With all the talk related to Negril's future, I just had a great day dream of times past. It was 25 years ago this week and I was on my 1st reach to Negril with my wife and son's mother who has since past away. For some reason I can remember it like it was yesterday. We hopped on a tourist bus at MBJ and headed west and what an adventure it was, we didn't get very far out of MoBay and we made a stop at the "LollyPop" where we got some Red Stripe and had my 1st taste of champagne soda. We were so excited and for what seemed like forever, we bounced our way towards Negril on what I believed they called a "road". Once we got past the airstip, the bus made several stops at different hotels like the Mahogany Inn, Poinciana and others to drop visitors off. We finally made it to our hotel, T-waters, and thought we had died and gone to heaven. As fast as we got checked in, we changed into our swim suits and raced to the beach and dove in the beautiful blue water and immediately lost our room key, the front desk let us back into our room but told us they couldn't get us a new key until the power came back on since they had to cut one with a machine. When I asked about the loss of power the response was "No Problem Mon" the power goes out every day bout dis time.
It was this trip that it seemed everyone in Negril was celebrating the release of Nelson Mandela from his long incarceration and it was electric. In celebration, Third World did a show @ Kaiser's Cafe and it was the most amazing I show I have ever witnessed, visitors, and the locals that could afford it (which weren't many back then) packed in, people were on the walls, roofs and anyplace they could get a view, they played for almost 3 hours with nothing but 1 short break. I believe it was on this reach we also saw Yellowman @ deBuss one night. Things were much quieter back then, there were very few cars on the road at night but there were plenty of land crabs crossing the road, we would see locals with a kerosene soaked cloth torches and a burlap bags hunting for them along the road and into the brush. The road would be loaded with flattened crabs in the morning. We spent many hours at Marks bar which was a makeshift bar that leaned against the outside wall that separated the T-water property to the one to the west. This was long before Mark's Hurricane Bar (round bamboo) and years before he moved it to Green Island. We spent many hours on Bloody Bay, we would take our scooter through the woods to the beach and rarely see another person, it was heaven. I became obsessed with Cosmos, Cheap Bite, Rasta Pasta (road to Sav) and Mavis and Sons. I have been to Rick's just 1 time in my life and it was on this trip, I just didn't like it and having to buy beads to pay for our drinks, it felt like a carnival as a kid that you bought a ticket from a booth so you could go on a ride.
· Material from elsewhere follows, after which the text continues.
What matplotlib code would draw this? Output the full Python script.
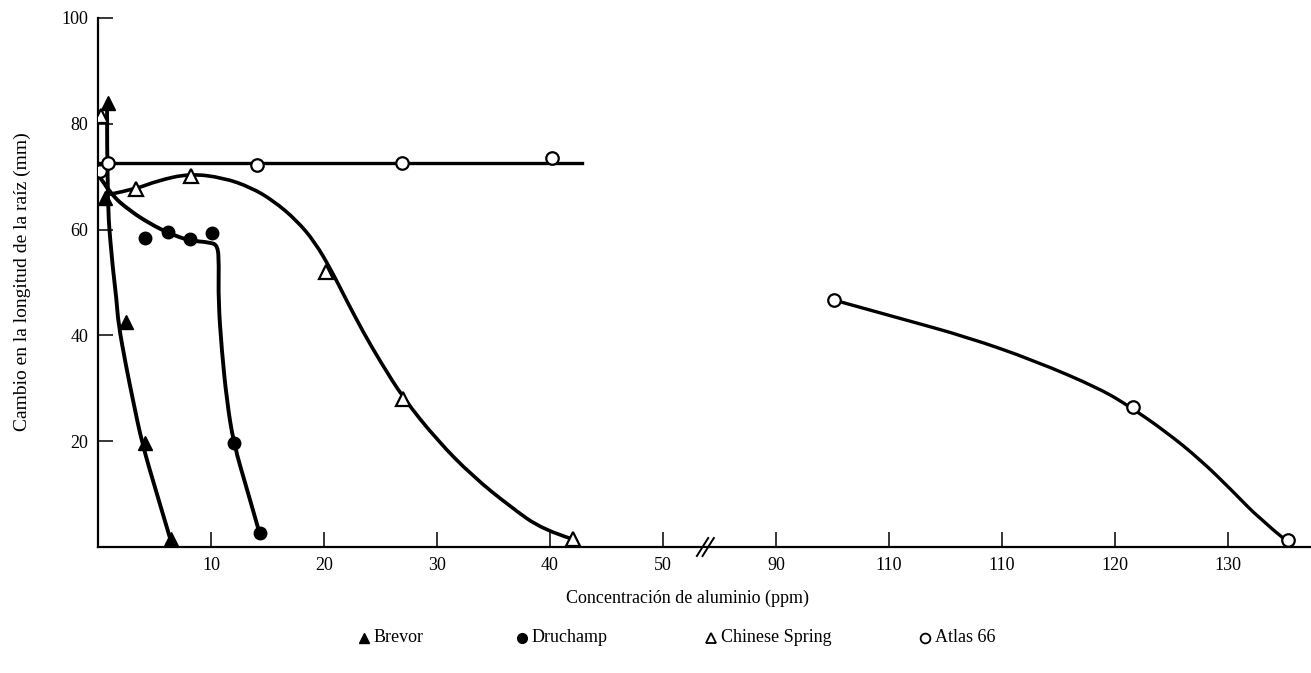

The exchange rate was 6:1 and Red Stripe at Marks were 5j as were pattys and coco bread from a vendor, it was a simple time then. I fell in love with Negril on that trip and have been back over 25 times since. Each time something is new and something old has been lost. No matter what happen in the evolution of Negril, the memories may fade, but it shall always have a special place in my heart and soul. How about you?